Double Yangian, Factorization, and qKZ-equation for Cotangent Lie Algebras
Raschid Abedin, Wenjun Niu
Abstract
In this paper, we construct the dual $Y^*_\hbar(\mathfrak d)$ and double $DY_\hbar (\mathfrak d)$ of the Yangian $Y_\hbar (\mathfrak d)$ associated with a cotangent Lie algebra $\mathfrak d=T^*\mathfrak g$. We define a coherent factorization algebra version of the dual Yangian $Y_\hbar^*(\mathfrak d)^{\mathrm{co-op}}$ with opposite coproduct.
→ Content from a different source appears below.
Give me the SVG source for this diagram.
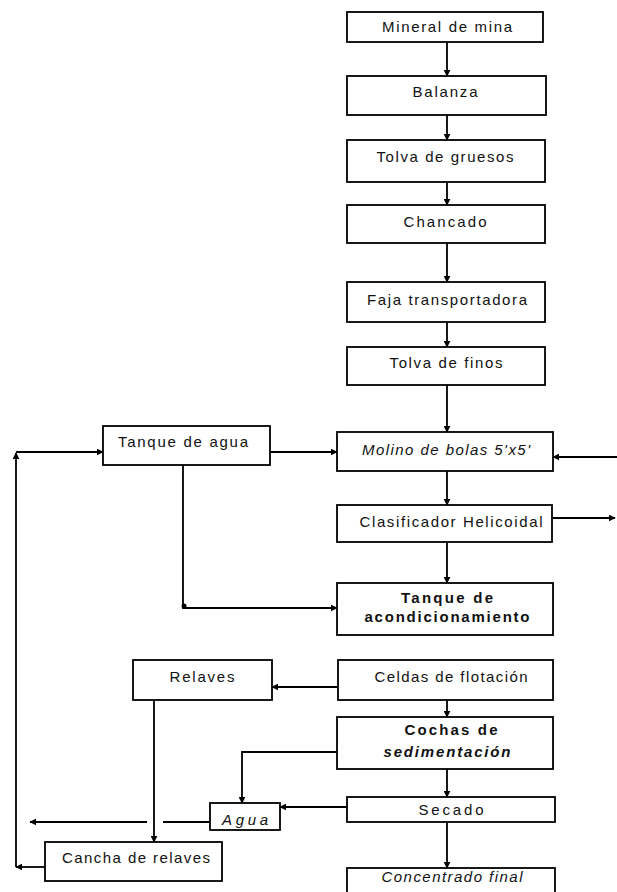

Furthermore, we define a quantum vertex algebra structure on the quantum vacuum module $V_{\hbar,k}(\mathfrak d)$ of central extensions $\widehat{DY}_{\hbar,\ell} (\mathfrak d)$ of this double Yangian and show that its conformal blocks satisfy quantum KZ equations. We discuss examples of $\mathfrak d$ that arise from 3d $N=4$ gauge theories via the work of Costello-Gaiotto. These examples include Takiff Lie algebras $T^*\mathfrak g$, whose affine VOA is a large subalgebra of the chiral differential operator algebra of $G$, as well as the smallest type-A Lie superalgebra $\mathfrak{gl} (1|1)$.